DATA SHOWN:
----

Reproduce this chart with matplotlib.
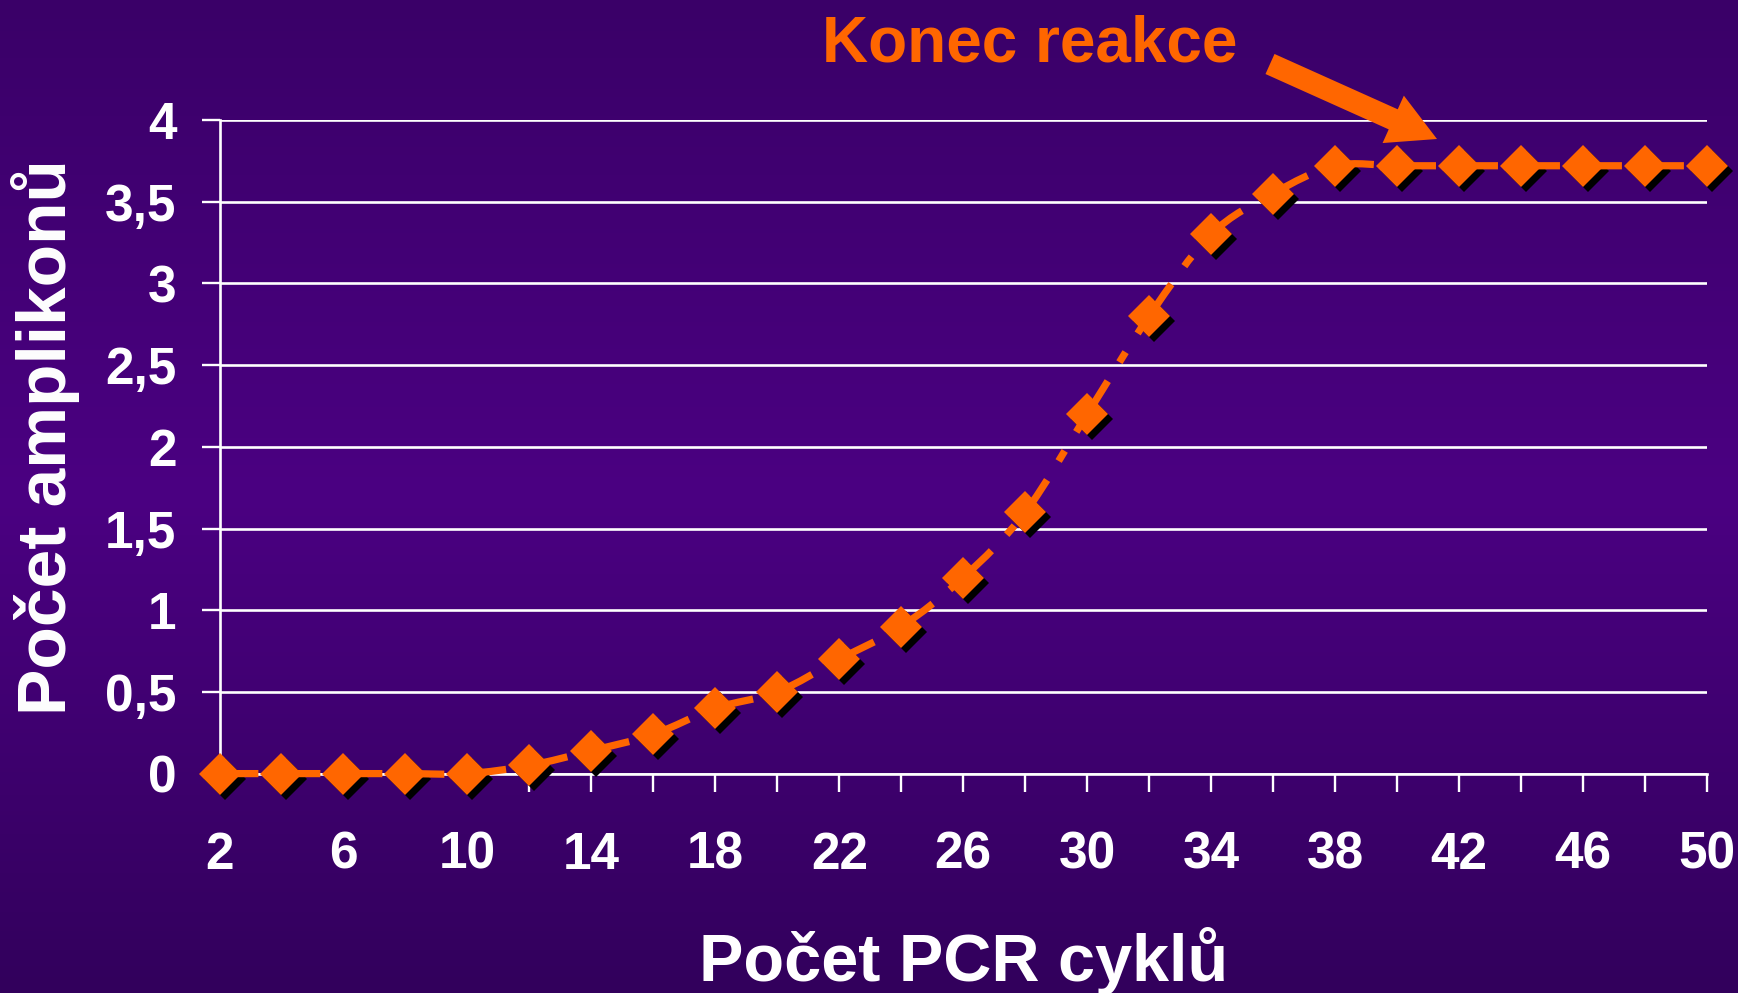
import numpy as np
import matplotlib
matplotlib.use("Agg")
import matplotlib.pyplot as plt
from matplotlib.colors import LinearSegmentedColormap
from matplotlib.path import Path
from matplotlib.patches import PathPatch, FancyArrow
import matplotlib.transforms as mtransforms

plt.rcParams['font.family'] = ['Liberation Sans', 'DejaVu Sans']
plt.rcParams['font.weight'] = 'bold'
plt.rcParams['lines.scale_dashes'] = False

# ---- data ----
cycles = [2, 4, 6, 8, 10, 12, 14, 16, 18, 20, 22, 24, 26, 28, 30, 32, 34, 36,
          38, 40, 42, 44, 46, 48, 50]
amplicons = [0, 0, 0, 0, 0, 0.05, 0.14, 0.24, 0.40, 0.50, 0.70, 0.90, 1.20,
             1.60, 2.20, 2.80, 3.30, 3.55, 3.72, 3.72, 3.72, 3.72, 3.72, 3.72, 3.72]
x_major = [2, 6, 10, 14, 18, 22, 26, 30, 34, 38, 42, 46, 50]
x_minor = [4, 8, 12, 16, 20, 24, 28, 32, 36, 40, 44, 48]
y_ticks = [0, 0.5, 1, 1.5, 2, 2.5, 3, 3.5, 4]
y_tick_labels = ["0", "0,5", "1", "1,5", "2", "2,5", "3", "3,5", "4"]
x_title = "Počet PCR cyklů"
y_title = "Počet amplikonů"
note = "Konec reakce"

ORANGE = "#FF6600"
W, H = 1738, 993
fig = plt.figure(figsize=(W / 100, H / 100), dpi=100)

# background gradient
bg = fig.add_axes([0, 0, 1, 1], zorder=-5)
cmap = LinearSegmentedColormap.from_list(
    "bg", [(0.0, "#3a0068"), (0.5, "#4b0082"), (1.0, "#32005c")])
grad = np.linspace(0, 1, 256).reshape(-1, 1)
bg.imshow(grad, aspect='auto', cmap=cmap, extent=[0, 1, 0, 1], origin='upper')
bg.set_axis_off()

# main axes
L, R, T, B = 219.5, 1707, 120, 773.6
ax = fig.add_axes([L / W, 1 - B / H, (R - L) / W, (B - T) / H])
ax.patch.set_alpha(0)
ax.set_xlim(2, 50)
ax.set_ylim(0, 4)

for s in ['top', 'right']:
    ax.spines[s].set_visible(False)
for s in ['left', 'bottom']:
    ax.spines[s].set_color('white')
    ax.spines[s].set_linewidth(1.9)
    ax.spines[s].set_zorder(1)

ax.set_yticks(y_ticks)
ax.set_yticklabels(y_tick_labels)
ax.set_xticks(x_major)
ax.set_xticks(x_minor, minor=True)
ax.tick_params(axis='y', colors='white', labelsize=37, length=13, width=1.7,
               direction='out', pad=18)
ax.tick_params(axis='x', which='both', colors='white', labelsize=37, length=13,
               width=1.7, direction='out', pad=28)
for lab in ax.get_xticklabels() + ax.get_yticklabels():
    lab.set_fontweight('bold')
ax.yaxis.grid(True, color='white', linewidth=1.9, zorder=0)
ax.set_axisbelow(True)

# smoothed dashed curve, dash pattern restarting per segment (Bezier from data)
P = np.column_stack([cycles, amplicons]).astype(float)
n = len(P)
tang = np.zeros_like(P)
for i in range(n):
    if i == 0:
        tang[i] = P[1] - P[0]
    elif i == n - 1:
        tang[i] = P[-1] - P[-2]
    else:
        tang[i] = (P[i + 1] - P[i - 1]) / 2.0
for i in range(n - 1):
    c1 = P[i] + tang[i] / 3.0
    c2 = P[i + 1] - tang[i + 1] / 3.0
    path = Path([P[i], c1, c2, P[i + 1]],
                [Path.MOVETO, Path.CURVE4, Path.CURVE4, Path.CURVE4])
    patch = PathPatch(path, fill=False, edgecolor=ORANGE, linewidth=5.2,
                      linestyle=(0, (28, 16, 8.5, 16)), capstyle='butt',
                      zorder=3, clip_on=False)
    ax.add_patch(patch)

# marker shadows + markers
MS = 21
shadow_tr = mtransforms.offset_copy(ax.transData, fig=fig, x=5, y=-5, units='dots')
ax.plot(cycles, amplicons, linestyle='none', marker='D', markersize=MS,
        color='black', markeredgewidth=0, transform=shadow_tr, zorder=2,
        clip_on=False)
ax.plot(cycles, amplicons, linestyle='none', marker='D', markersize=MS,
        color=ORANGE, markeredgewidth=0, zorder=4, clip_on=False)

# axis titles
fig.text(964 / W, 1 - 981 / H, x_title, color='white', fontsize=48,
         fontweight='bold', ha='center', va='baseline')
fig.text(46 / W, 1 - 437 / H, y_title, color='white', fontsize=50,
         fontweight='bold', ha='center', va='center', rotation=90)

# annotation
fig.text(1030 / W, 1 - 61 / H, note, color=ORANGE, fontsize=46,
         fontweight='bold', ha='center', va='baseline')
pix = mtransforms.Affine2D().scale(1, -1).translate(0, H)
arrow = FancyArrow(1270, 64, 167, 75, width=22, head_width=52, head_length=48,
                   length_includes_head=True, color=ORANGE, linewidth=0,
                   transform=pix)
fig.add_artist(arrow)

fig.savefig("out.png", dpi=100)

----

WHAT THE EXERCISE ASKS: Extract, word for word, each line from the top of the data down to and including the line with "ax.set_ylim(0, 4)"; skip the pictures.

OUTPUT FOR THIS TASK:
Reproduce this chart with matplotlib.
import numpy as np
import matplotlib
matplotlib.use("Agg")
import matplotlib.pyplot as plt
from matplotlib.colors import LinearSegmentedColormap
from matplotlib.path import Path
from matplotlib.patches import PathPatch, FancyArrow
import matplotlib.transforms as mtransforms

plt.rcParams['font.family'] = ['Liberation Sans', 'DejaVu Sans']
plt.rcParams['font.weight'] = 'bold'
plt.rcParams['lines.scale_dashes'] = False

# ---- data ----
cycles = [2, 4, 6, 8, 10, 12, 14, 16, 18, 20, 22, 24, 26, 28, 30, 32, 34, 36,
          38, 40, 42, 44, 46, 48, 50]
amplicons = [0, 0, 0, 0, 0, 0.05, 0.14, 0.24, 0.40, 0.50, 0.70, 0.90, 1.20,
             1.60, 2.20, 2.80, 3.30, 3.55, 3.72, 3.72, 3.72, 3.72, 3.72, 3.72, 3.72]
x_major = [2, 6, 10, 14, 18, 22, 26, 30, 34, 38, 42, 46, 50]
x_minor = [4, 8, 12, 16, 20, 24, 28, 32, 36, 40, 44, 48]
y_ticks = [0, 0.5, 1, 1.5, 2, 2.5, 3, 3.5, 4]
y_tick_labels = ["0", "0,5", "1", "1,5", "2", "2,5", "3", "3,5", "4"]
x_title = "Počet PCR cyklů"
y_title = "Počet amplikonů"
note = "Konec reakce"

ORANGE = "#FF6600"
W, H = 1738, 993
fig = plt.figure(figsize=(W / 100, H / 100), dpi=100)

# background gradient
bg = fig.add_axes([0, 0, 1, 1], zorder=-5)
cmap = LinearSegmentedColormap.from_list(
    "bg", [(0.0, "#3a0068"), (0.5, "#4b0082"), (1.0, "#32005c")])
grad = np.linspace(0, 1, 256).reshape(-1, 1)
bg.imshow(grad, aspect='auto', cmap=cmap, extent=[0, 1, 0, 1], origin='upper')
bg.set_axis_off()

# main axes
L, R, T, B = 219.5, 1707, 120, 773.6
ax = fig.add_axes([L / W, 1 - B / H, (R - L) / W, (B - T) / H])
ax.patch.set_alpha(0)
ax.set_xlim(2, 50)
ax.set_ylim(0, 4)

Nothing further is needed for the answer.